The Sustainable Endowments Institute's new green rankings are out, and there is some good news: With all the focus on sustainability in higher education over the past few years, grades are going up. Just over half of the schools surveyed earned an overall grade of B-, compared to only 38 percent in last year’s report. The average overall grade this year is a C+, but 26 schools received the top grade (A-), including Amherst, Harvard, Pomona, University of Washington and University of New Hampshire.

Like last year, the report comes on the heels of a variety of rating systems. Sierra and Greenopia have their own (less rigorous) versions ranking the Top 20 and the 100 largest, respectively, and AASHE has just launched its STARS tracking system for schools to join. Last year, we released the Campus Report Card, which showed improvement on the operations and facilities side of greening, but a lag in curriculum development.

SEI’s report, now in its fourth year, only covers 300 schools in its ratings, leaving out the other 3700 colleges and universities in the U.S, although 32 new schools petitioned to be added this year and are ranked accordingly. It's worth noting that these 300 schools are chosen not on the basis of extraordinary projects or the extent of their efforts—though many are pack leaders—but on the size of their endowments.

The Institute notes, “The profiled schools have combined holdings of more than $325 billion—approximately 95 percent of all higher education endowment assets. Widespread investment declines have impacted almost all schools, with the Report Card finding average endowment value dropping by 23 percent in the past year.”

Its focus on the endowment is the most useful feature of SEI’s research. That enormous pool of money allows the wealthiest schools to support new research and endeavors that might not otherwise get the funding they need. Harvard, for example, reports that it invests in renewable energy companies, and “allocates a portion of the endowment to private equity and natural resource investments that seed companies and/or ventures that may take environmental and sustainability factors into consideration.”

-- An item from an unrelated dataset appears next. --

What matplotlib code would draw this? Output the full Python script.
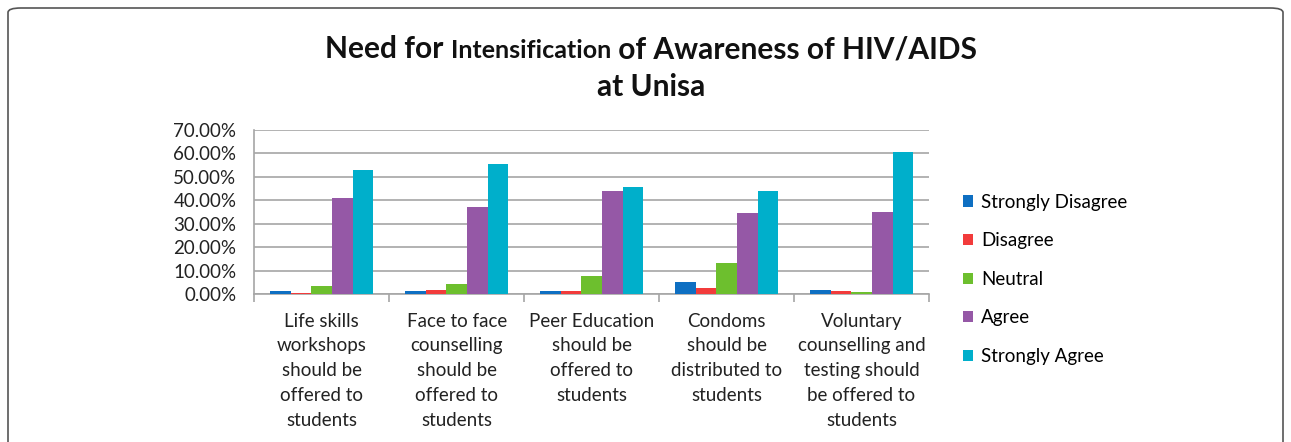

But highlighting only the wealthiest or the largest schools is fraught with its own issues. As the Chronicle and others have pointed out over the years, sustainability is an extremely difficult thing to track, and an even more difficult thing to grade, particularly when looking at an entire campus. For example, if the college is planning to erect a half dozen new buildings that will certainly increase the energy needs of the campus, even if they are built according to LEED standards, should the school's grade go up or down? 

And what about the small schools, lacking in deep pockets but with commitment to spare?

Mitchell Thomashow of Unity College notes the importance of university investment, writing that colleges serve as dynamic economic multipliers, becoming places “where businesses and faculty work with students and community members to develop innovative entrepreneurial approaches.” However, Unity, which received a B on SEI’s report, wasn’t graded on its endowment because it didn’t meet the minimum threshold of $16 million in assets. It also received a D in the transportation category because its 24-car fleet doesn’t include any hybrids, and because “most people walk to their destinations on campus due to Unity’s small size.” Does this mean that Unity's students and staff aren't invested in their community, or that they are emitting more carbon dioxide during their commutes? Quite the opposite. But SEI's system isn't designed to take these small-school factors into account.

The hope is that as sustainability enters the mainstream, expanded systems like STARS will more comprehensively rate these colleges in a way that takes into consideration factors beyond finance, as well as providing a more common standard for measurement. Without those two factors, measuring sustainability won't be possible.